Information supplied:

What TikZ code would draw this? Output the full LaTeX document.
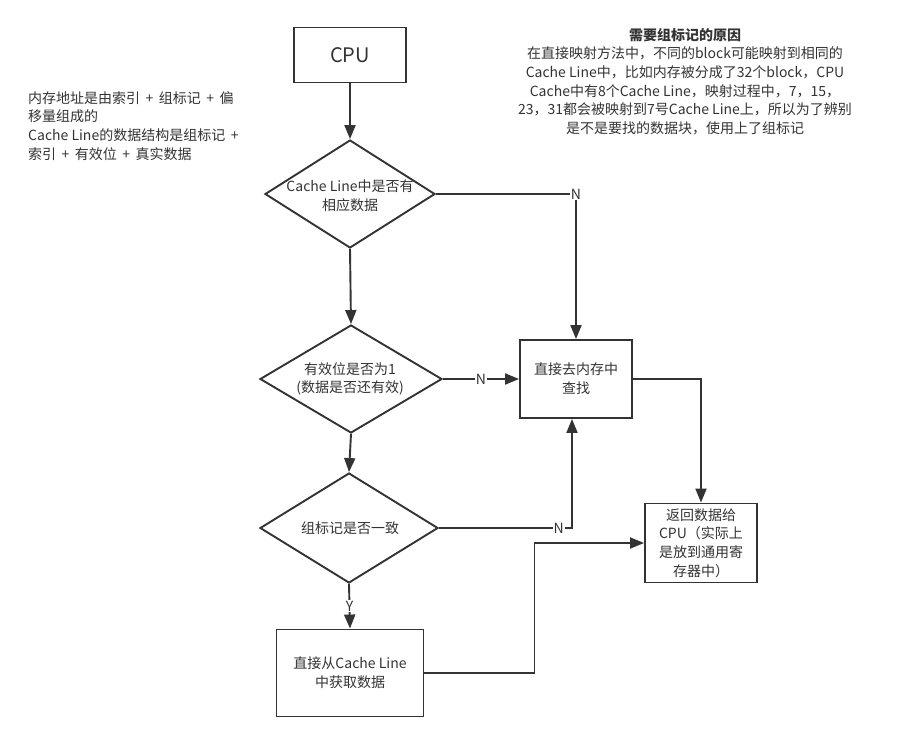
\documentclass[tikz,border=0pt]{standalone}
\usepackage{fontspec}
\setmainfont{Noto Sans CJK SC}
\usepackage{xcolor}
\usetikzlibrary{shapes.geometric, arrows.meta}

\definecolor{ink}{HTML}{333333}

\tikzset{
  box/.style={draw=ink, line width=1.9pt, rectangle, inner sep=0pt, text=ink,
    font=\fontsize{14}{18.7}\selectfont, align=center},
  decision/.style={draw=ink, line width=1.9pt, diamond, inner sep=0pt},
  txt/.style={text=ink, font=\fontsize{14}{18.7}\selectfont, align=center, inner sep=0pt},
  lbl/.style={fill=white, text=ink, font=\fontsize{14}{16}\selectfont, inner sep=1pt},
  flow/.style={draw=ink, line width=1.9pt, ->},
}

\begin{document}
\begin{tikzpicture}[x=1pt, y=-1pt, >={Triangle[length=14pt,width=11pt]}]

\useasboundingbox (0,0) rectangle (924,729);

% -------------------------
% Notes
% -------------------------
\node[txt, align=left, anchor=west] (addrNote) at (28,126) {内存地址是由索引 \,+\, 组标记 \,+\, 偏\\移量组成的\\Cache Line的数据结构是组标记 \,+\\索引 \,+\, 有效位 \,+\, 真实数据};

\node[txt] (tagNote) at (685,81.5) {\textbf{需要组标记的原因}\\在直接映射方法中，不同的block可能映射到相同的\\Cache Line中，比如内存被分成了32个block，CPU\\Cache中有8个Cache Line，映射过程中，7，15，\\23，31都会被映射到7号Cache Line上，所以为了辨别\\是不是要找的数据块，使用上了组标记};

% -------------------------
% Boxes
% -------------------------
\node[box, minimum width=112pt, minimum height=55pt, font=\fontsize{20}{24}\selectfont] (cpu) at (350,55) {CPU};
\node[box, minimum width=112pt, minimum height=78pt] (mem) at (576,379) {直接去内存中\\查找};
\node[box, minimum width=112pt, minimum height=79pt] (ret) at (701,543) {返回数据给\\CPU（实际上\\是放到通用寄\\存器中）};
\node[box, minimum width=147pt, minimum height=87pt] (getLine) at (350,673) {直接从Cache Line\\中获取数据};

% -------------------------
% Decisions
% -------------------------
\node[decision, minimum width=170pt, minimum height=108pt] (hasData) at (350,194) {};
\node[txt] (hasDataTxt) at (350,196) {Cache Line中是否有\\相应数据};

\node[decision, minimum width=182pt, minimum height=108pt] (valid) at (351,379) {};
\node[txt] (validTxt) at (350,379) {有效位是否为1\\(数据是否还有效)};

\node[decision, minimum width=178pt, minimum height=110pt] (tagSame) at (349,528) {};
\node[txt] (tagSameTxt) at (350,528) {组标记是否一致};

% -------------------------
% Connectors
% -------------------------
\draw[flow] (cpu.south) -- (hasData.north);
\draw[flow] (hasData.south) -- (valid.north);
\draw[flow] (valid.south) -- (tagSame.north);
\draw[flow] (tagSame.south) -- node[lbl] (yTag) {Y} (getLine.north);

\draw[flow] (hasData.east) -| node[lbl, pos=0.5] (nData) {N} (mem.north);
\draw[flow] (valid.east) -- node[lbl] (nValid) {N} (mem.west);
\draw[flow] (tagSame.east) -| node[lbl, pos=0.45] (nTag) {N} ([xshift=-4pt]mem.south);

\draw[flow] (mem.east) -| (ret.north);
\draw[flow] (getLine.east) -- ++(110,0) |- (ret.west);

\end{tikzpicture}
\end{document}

Required task: Repeat verbatim all the material, but not the pictures.

Solution to this problem:
What TikZ code would draw this? Output the full LaTeX document.
\documentclass[tikz,border=0pt]{standalone}
\usepackage{fontspec}
\setmainfont{Noto Sans CJK SC}
\usepackage{xcolor}
\usetikzlibrary{shapes.geometric, arrows.meta}

\definecolor{ink}{HTML}{333333}

\tikzset{
  box/.style={draw=ink, line width=1.9pt, rectangle, inner sep=0pt, text=ink,
    font=\fontsize{14}{18.7}\selectfont, align=center},
  decision/.style={draw=ink, line width=1.9pt, diamond, inner sep=0pt},
  txt/.style={text=ink, font=\fontsize{14}{18.7}\selectfont, align=center, inner sep=0pt},
  lbl/.style={fill=white, text=ink, font=\fontsize{14}{16}\selectfont, inner sep=1pt},
  flow/.style={draw=ink, line width=1.9pt, ->},
}

\begin{document}
\begin{tikzpicture}[x=1pt, y=-1pt, >={Triangle[length=14pt,width=11pt]}]

\useasboundingbox (0,0) rectangle (924,729);

% -------------------------
% Notes
% -------------------------
\node[txt, align=left, anchor=west] (addrNote) at (28,126) {内存地址是由索引 \,+\, 组标记 \,+\, 偏\\移量组成的\\Cache Line的数据结构是组标记 \,+\\索引 \,+\, 有效位 \,+\, 真实数据};

\node[txt] (tagNote) at (685,81.5) {\textbf{需要组标记的原因}\\在直接映射方法中，不同的block可能映射到相同的\\Cache Line中，比如内存被分成了32个block，CPU\\Cache中有8个Cache Line，映射过程中，7，15，\\23，31都会被映射到7号Cache Line上，所以为了辨别\\是不是要找的数据块，使用上了组标记};

% -------------------------
% Boxes
% -------------------------
\node[box, minimum width=112pt, minimum height=55pt, font=\fontsize{20}{24}\selectfont] (cpu) at (350,55) {CPU};
\node[box, minimum width=112pt, minimum height=78pt] (mem) at (576,379) {直接去内存中\\查找};
\node[box, minimum width=112pt, minimum height=79pt] (ret) at (701,543) {返回数据给\\CPU（实际上\\是放到通用寄\\存器中）};
\node[box, minimum width=147pt, minimum height=87pt] (getLine) at (350,673) {直接从Cache Line\\中获取数据};

% -------------------------
% Decisions
% -------------------------
\node[decision, minimum width=170pt, minimum height=108pt] (hasData) at (350,194) {};
\node[txt] (hasDataTxt) at (350,196) {Cache Line中是否有\\相应数据};

\node[decision, minimum width=182pt, minimum height=108pt] (valid) at (351,379) {};
\node[txt] (validTxt) at (350,379) {有效位是否为1\\(数据是否还有效)};

\node[decision, minimum width=178pt, minimum height=110pt] (tagSame) at (349,528) {};
\node[txt] (tagSameTxt) at (350,528) {组标记是否一致};

% -------------------------
% Connectors
% -------------------------
\draw[flow] (cpu.south) -- (hasData.north);
\draw[flow] (hasData.south) -- (valid.north);
\draw[flow] (valid.south) -- (tagSame.north);
\draw[flow] (tagSame.south) -- node[lbl] (yTag) {Y} (getLine.north);

\draw[flow] (hasData.east) -| node[lbl, pos=0.5] (nData) {N} (mem.north);
\draw[flow] (valid.east) -- node[lbl] (nValid) {N} (mem.west);
\draw[flow] (tagSame.east) -| node[lbl, pos=0.45] (nTag) {N} ([xshift=-4pt]mem.south);

\draw[flow] (mem.east) -| (ret.north);
\draw[flow] (getLine.east) -- ++(110,0) |- (ret.west);

\end{tikzpicture}
\end{document}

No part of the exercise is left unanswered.